Please explain the code in the following Loss Class

Hello, I am a beginner in Deep Learning and PyTorch. If my question is not relevant or does not follow the community guidelines, please pardon me.

I am studying the following Kaggle kernel and trying to replicate it:
https://www.kaggle.com/piantic/plant-pathology-2020-pytorch-for-beginner

In the section titled, “PreTrainedModels”, the author uses a resnet34 model and writes the following loss function class:

class DenseCrossEntropy(nn.Module):

    def __init__(self):
        super(DenseCrossEntropy, self).__init__()
        
        
    def forward(self, logits, labels):
        logits = logits.float()
        labels = labels.float()
        
        logprobs = F.log_softmax(logits, dim=-1)
        
        loss = -labels * logprobs
        loss = loss.sum(-1)

        return loss.mean()

I’ve read about Cross Entropy Loss function and I think I get the basic gist of it. But I do not understand what’s going on in this class. Can someone please explain what’s going on?

I can see its calculating the log softmax but then why the multiplication with the labels? And why loss.sum(-1)?

This is a Kaggle competition where given a plant image, we have to predict 4 classes (healthy or 3 types of diseases).

Thank you so much for your help!

Hi Subhankar!

Pytorch’s CrossEntropyLoss takes as its target (labels) a single
integer class label for each sample in the batch (i.e., a tensor of shape
[nBatch]). That is, target == 2 means that class “2” is the right answer
with 100% certainty.

The notion of cross-entropy is more general, however, in that it compares
two probability distributions.

So you might wish to work with probabilistic targets. e.g. for nBatch = 1:

target = torch.FloatTensor ([[0.1, 0.2, 0.7]])

This means that this sample is in class “0” with probability 10%, in
class “1” with probability 20%, and in class “2” with probability 70%.

This more general version of cross-entropy (which Kaggle is calling
DenseCrossEntropy) is not supported directly in pytorch, hence the
need to implement it explicitly. (But it’s not very hard, and you can
do it using pytorch tensor operations, so you get the full benefits of
autograd and gpu support.)

The “multiplication with the labels” is multiplying the vector of
probabilistic labels (element-wise) with the vector of logprobs
obtained from the vector of logits (raw-score predictions). The
sum is just summing these terms in the formula for cross-entropy
across classes (within a single sample, hence .sum (dim = -1)).

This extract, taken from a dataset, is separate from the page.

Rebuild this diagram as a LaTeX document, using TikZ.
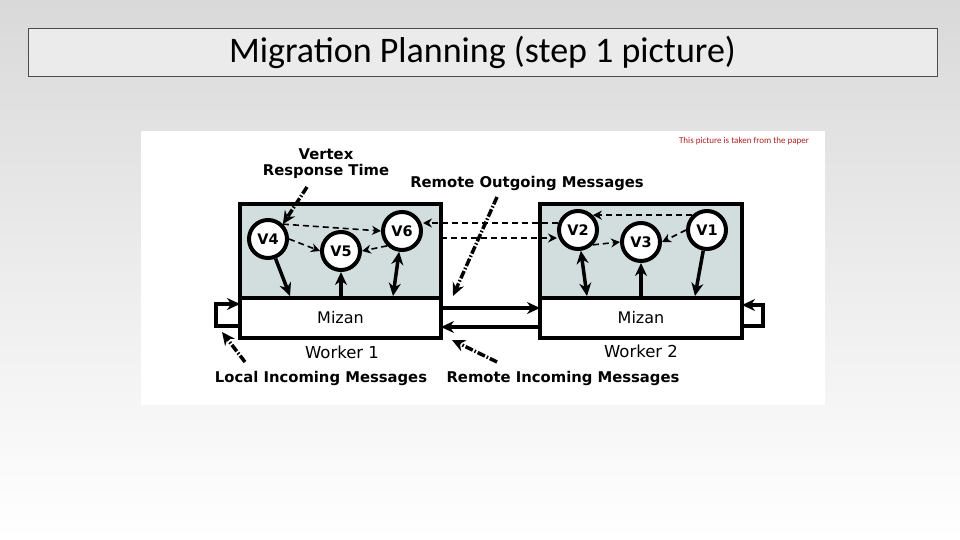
\documentclass[tikz,border=0pt]{standalone}
\usepackage{fontspec}
\setmainfont{DejaVu Sans}
\newfontfamily\titlefont{Carlito}
\usetikzlibrary{arrows.meta}
\definecolor{slidegray}{HTML}{D9D9D9}
\definecolor{boxgray}{HTML}{D2DEDE}
\definecolor{notered}{HTML}{B02020}
\tikzset{
  lbl/.style={font=\fontsize{14.8}{17}\selectfont\bfseries, align=center},
  vtx/.style={circle, draw, line width=4pt, fill=white, minimum size=38pt, inner sep=0pt, font=\fontsize{14.5}{17}\selectfont\bfseries},
  solid arrow/.style={line width=3.5pt, -{Stealth[length=13pt,width=12pt]}},
  both arrow/.style={line width=3.5pt, {Stealth[length=13pt,width=12pt]}-{Stealth[length=13pt,width=12pt]}},
  msg arrow/.style={line width=1.6pt, dash pattern=on 6pt off 4pt, -{Stealth[length=9pt,width=9pt]}},
  note arrow/.style={line width=3.5pt, dash pattern=on 8pt off 2pt on 1.5pt off 2pt, -{Stealth[length=13pt,width=12pt]}},
  frame/.style={draw, line width=4pt}
}
\begin{document}
\begin{tikzpicture}[x=1pt,y=-1pt]
  % slide background
  \shade[top color=slidegray, bottom color=white] (0,0) rectangle (960,540);
  \useasboundingbox (0,0) rectangle (960,540);
  \node[draw=black!70, fill=black!8, minimum width=909pt, minimum height=48pt, inner sep=0pt,
        font=\titlefont\fontsize{36}{40}\selectfont] (title) at (482.5,52) {Migration Planning (step 1 picture)};
  \fill[white] (141,131) rectangle (825,405);
  \node[text=notered, font=\titlefont\fontsize{9}{10}\selectfont] (note) at (744,141) {This picture is taken from the paper};

  % workers
  \draw[frame, fill=boxgray] (240,204) rectangle (441,298);
  \draw[frame, fill=boxgray] (540,204) rectangle (742,298);
  \node[frame, fill=white, minimum width=201pt, minimum height=40pt, inner sep=0pt,
        font=\fontsize{16}{18}\selectfont] (miz1) at (340.5,318) {Mizan};
  \node[frame, fill=white, minimum width=202pt, minimum height=40pt, inner sep=0pt,
        font=\fontsize{16}{18}\selectfont] (miz2) at (641,318) {Mizan};
  \node[font=\fontsize{16.5}{19}\selectfont] (w1) at (342,352) {Worker 1};
  \node[font=\fontsize{16.5}{19}\selectfont] (w2) at (641,351) {Worker 2};

  % vertices
  \node[vtx] (v4) at (268,239) {V4};
  \node[vtx] (v5) at (341,251) {V5};
  \node[vtx] (v6) at (402,231) {V6};
  \node[vtx] (v2) at (578,230) {V2};
  \node[vtx] (v3) at (641,242) {V3};
  \node[vtx] (v1) at (707,230) {V1};

  % vertex to Mizan
  \coordinate (m4) at (290,296);
  \coordinate (m5) at (341,296);
  \coordinate (m6) at (393,296);
  \coordinate (m2) at (587,296);
  \coordinate (m3) at (641,296);
  \coordinate (m1) at (695,296);
  \draw[solid arrow] (v4) -- (m4);
  \draw[solid arrow] (m5) -- (v5);
  \draw[both arrow] (v6) -- (m6);
  \draw[both arrow] (v2) -- (m2);
  \draw[solid arrow] (m3) -- (v3);
  \draw[solid arrow] (v1) -- (m1);

  % messages between vertices
  \draw[msg arrow] (v4.north east) -- (v6.west);
  \draw[msg arrow] (v4.east) -- (v5.west);
  \draw[msg arrow] (v6.south west) -- (v5.east);
  \draw[msg arrow] (v1.north west) -- (v2.north east);
  \draw[msg arrow] (v2.south east) -- (v3.west);
  \draw[msg arrow] (v1.west) -- (v3.east);
  \coordinate (e1) at (441,238);
  \coordinate (e2) at (558,223);
  \draw[msg arrow] (e2) -- (v6.east |- e2);
  \draw[msg arrow] (e1) -- (v2.west |- e1);

  % links between workers
  \coordinate (a1) at (441,308);
  \coordinate (a2) at (540,308);
  \coordinate (b1) at (441,327);
  \coordinate (b2) at (540,327);
  \draw[solid arrow] (a1) -- (a2);
  \draw[solid arrow] (b2) -- (b1);
  \draw[solid arrow] (240,326) -- (216,326) -- (216,304) -- (240,304);
  \draw[solid arrow] (742,326) -- (763,326) -- (763,305) -- (742,305);

  % annotations
  \node[lbl] (rt) at (326,164) {Vertex\\[-1pt]Response Time};
  \node[lbl] (ro) at (527,183) {Remote Outgoing Messages};
  \node[lbl] (li) at (321,378) {Local Incoming Messages};
  \node[lbl] (ri) at (563,378) {Remote Incoming Messages};
  \draw[note arrow] (307,187) -- (v4.north east);
  \draw[note arrow] (497,197) -- (453,296);
  \draw[note arrow] (245,362) -- (222,332);
  \draw[note arrow] (497,362) -- (452,340);
\end{tikzpicture}
\end{document}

To recap one key point: for DenseCrossEntropy, labels has
shape [nBatch, nClass], while for torch.nn.CrossEntropyLoss,
labels (target) has shape [nBatch].

You can see the formula for this general cross-entropy in Wikipedia’s
Cross entropy entry.

Compare this to the formula for pytorch’s CrossEntropyLoss that uses
categorical class labels for its target.

(As an aside, you can use one-hot-encoded class labels as a special
case of probabilistic labels with DenseCrossEntropy. These are
just labels that consist of all 0s (0% probability) for all of the classes
except for one 1 (100% probability) for the class that is being labelled
as “correct.”)

Best.

K. Frank

Thank you so much!! I understood this now.